(Code that draws figures)
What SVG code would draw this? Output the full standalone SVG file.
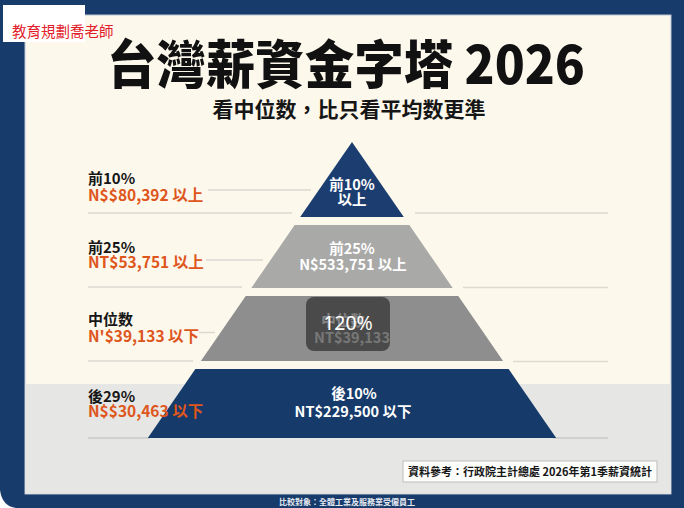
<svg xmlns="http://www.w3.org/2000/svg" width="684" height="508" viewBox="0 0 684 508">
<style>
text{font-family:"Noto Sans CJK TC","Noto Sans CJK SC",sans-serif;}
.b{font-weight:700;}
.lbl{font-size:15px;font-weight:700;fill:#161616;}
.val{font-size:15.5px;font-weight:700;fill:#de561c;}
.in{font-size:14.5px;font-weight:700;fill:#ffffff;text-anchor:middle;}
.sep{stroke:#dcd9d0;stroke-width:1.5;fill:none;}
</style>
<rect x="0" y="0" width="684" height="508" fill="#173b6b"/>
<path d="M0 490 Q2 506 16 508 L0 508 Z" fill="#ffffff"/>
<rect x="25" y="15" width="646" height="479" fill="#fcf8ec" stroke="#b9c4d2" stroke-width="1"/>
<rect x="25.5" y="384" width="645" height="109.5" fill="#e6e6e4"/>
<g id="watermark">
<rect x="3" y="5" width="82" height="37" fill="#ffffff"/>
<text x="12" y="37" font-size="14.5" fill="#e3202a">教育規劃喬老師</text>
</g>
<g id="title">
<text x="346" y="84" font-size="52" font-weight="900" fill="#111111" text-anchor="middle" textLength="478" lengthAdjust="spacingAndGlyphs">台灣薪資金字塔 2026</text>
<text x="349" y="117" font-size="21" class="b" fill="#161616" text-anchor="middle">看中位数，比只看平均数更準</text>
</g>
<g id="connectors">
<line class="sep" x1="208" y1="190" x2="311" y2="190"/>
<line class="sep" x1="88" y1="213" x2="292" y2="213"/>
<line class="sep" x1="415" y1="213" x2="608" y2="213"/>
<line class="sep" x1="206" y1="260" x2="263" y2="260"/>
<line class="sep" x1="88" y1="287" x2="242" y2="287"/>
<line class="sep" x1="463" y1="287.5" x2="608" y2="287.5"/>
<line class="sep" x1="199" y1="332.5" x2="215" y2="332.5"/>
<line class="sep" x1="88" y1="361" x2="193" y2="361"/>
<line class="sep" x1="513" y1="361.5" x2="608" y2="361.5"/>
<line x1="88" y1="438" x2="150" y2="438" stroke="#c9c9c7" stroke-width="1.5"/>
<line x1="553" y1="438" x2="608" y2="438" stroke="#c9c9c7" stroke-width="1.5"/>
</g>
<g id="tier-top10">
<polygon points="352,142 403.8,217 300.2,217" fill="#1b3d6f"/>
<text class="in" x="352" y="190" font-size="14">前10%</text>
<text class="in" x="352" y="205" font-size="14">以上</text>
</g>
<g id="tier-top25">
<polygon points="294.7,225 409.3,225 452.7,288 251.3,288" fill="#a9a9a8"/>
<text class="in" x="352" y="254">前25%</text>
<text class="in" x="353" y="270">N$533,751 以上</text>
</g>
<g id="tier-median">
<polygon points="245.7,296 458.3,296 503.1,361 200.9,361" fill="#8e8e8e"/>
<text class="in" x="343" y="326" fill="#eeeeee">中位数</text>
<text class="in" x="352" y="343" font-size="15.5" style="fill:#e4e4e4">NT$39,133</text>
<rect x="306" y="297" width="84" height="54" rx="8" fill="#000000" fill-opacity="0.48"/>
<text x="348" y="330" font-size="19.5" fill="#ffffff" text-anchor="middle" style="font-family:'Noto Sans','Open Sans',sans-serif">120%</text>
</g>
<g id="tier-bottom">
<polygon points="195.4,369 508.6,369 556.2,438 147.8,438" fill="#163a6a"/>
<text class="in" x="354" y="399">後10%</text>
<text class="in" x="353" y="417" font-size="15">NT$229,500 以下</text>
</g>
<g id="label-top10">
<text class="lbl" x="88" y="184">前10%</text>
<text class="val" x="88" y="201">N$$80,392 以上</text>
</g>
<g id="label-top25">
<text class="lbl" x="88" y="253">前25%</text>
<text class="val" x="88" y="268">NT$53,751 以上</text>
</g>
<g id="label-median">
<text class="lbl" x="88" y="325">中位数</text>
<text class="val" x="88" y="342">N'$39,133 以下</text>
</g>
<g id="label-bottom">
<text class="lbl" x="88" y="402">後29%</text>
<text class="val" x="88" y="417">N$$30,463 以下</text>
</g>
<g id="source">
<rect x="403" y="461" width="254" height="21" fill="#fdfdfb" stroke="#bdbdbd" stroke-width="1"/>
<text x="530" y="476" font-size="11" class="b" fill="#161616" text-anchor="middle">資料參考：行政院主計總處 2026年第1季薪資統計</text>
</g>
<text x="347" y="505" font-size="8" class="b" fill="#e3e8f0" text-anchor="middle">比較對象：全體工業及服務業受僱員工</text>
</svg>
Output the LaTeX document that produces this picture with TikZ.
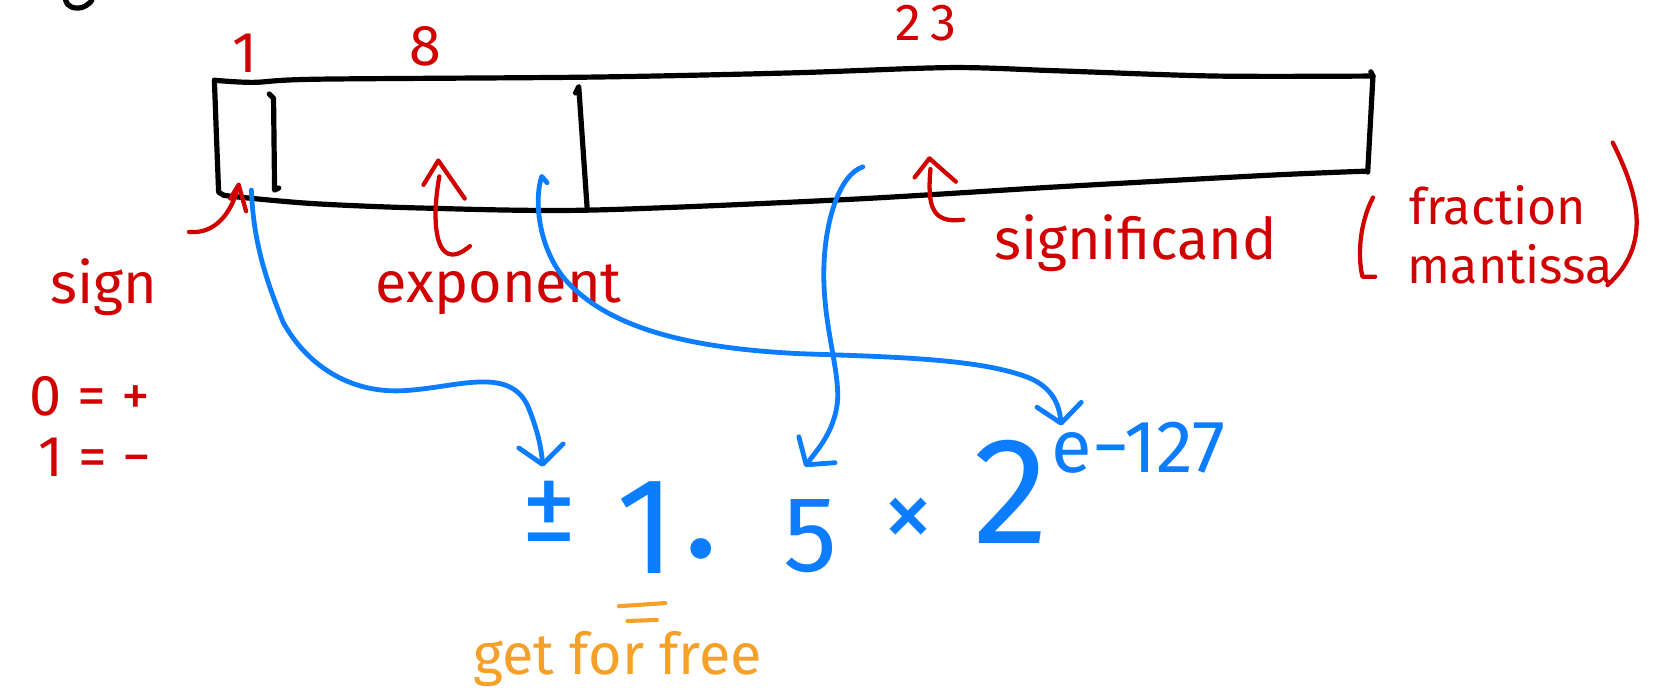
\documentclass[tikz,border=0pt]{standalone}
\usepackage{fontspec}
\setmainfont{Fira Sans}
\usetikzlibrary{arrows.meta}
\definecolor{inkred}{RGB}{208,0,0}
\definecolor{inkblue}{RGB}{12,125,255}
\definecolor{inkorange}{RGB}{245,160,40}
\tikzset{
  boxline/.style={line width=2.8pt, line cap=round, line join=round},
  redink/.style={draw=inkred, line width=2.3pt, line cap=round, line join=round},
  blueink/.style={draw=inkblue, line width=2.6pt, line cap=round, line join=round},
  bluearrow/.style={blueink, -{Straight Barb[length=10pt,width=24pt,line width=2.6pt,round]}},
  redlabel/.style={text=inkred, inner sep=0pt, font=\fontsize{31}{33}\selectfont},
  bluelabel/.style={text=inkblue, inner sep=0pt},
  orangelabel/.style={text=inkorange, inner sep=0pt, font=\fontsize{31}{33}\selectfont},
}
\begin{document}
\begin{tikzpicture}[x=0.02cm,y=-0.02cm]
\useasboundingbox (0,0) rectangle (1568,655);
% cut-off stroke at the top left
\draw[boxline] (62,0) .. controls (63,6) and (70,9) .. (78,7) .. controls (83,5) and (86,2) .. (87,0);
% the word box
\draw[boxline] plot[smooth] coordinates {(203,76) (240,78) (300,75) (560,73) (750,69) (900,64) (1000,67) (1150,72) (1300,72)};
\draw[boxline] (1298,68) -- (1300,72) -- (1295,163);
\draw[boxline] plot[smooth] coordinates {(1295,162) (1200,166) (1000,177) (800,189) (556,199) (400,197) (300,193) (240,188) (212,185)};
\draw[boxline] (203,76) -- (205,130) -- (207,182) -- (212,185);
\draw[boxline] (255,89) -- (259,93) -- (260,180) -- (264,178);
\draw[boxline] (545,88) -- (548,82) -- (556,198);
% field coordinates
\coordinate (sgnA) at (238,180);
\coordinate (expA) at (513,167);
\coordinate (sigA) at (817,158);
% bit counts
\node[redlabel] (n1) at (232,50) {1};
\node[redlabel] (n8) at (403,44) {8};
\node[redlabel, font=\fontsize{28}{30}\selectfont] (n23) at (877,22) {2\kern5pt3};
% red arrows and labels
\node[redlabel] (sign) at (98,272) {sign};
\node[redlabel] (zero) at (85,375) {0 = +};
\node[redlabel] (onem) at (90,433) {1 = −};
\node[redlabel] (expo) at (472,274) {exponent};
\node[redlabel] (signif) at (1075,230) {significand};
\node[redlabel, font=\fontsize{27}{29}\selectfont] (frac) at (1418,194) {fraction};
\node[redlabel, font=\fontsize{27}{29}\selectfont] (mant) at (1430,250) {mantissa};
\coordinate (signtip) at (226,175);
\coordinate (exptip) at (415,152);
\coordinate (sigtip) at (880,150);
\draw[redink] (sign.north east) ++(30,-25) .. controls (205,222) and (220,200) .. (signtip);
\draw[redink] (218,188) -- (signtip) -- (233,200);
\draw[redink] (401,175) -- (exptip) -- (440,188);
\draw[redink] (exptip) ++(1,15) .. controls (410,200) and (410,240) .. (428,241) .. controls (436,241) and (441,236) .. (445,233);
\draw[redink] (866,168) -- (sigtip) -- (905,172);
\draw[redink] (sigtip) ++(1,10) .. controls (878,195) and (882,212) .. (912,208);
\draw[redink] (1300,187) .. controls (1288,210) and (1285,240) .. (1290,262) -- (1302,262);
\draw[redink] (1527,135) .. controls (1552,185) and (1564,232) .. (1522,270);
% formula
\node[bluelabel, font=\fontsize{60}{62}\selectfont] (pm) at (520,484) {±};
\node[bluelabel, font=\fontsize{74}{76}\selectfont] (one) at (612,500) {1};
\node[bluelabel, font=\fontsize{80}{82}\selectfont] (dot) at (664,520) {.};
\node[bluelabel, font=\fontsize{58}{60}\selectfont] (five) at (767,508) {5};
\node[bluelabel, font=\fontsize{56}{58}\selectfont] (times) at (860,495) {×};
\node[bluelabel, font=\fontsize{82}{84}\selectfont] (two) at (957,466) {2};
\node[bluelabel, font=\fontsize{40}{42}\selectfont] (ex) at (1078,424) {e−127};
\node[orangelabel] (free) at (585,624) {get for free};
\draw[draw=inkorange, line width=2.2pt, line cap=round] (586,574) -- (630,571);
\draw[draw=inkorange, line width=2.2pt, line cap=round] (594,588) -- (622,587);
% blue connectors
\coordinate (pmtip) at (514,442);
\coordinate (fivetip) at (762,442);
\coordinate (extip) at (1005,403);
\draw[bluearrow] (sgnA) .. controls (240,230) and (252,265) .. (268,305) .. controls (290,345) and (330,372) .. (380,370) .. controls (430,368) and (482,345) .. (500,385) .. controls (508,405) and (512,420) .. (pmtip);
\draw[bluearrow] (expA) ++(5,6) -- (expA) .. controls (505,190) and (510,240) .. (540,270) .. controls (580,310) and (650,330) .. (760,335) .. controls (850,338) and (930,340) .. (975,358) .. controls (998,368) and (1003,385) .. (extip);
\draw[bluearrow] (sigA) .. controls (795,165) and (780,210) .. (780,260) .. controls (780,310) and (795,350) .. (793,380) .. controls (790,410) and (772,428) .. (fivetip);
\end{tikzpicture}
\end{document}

- [Exercise description] Isolate the lines above that contain the word "standalone" and copy them.

- [Task result]
What SVG code would draw this? Output the full standalone SVG file.
\documentclass[tikz,border=0pt]{standalone}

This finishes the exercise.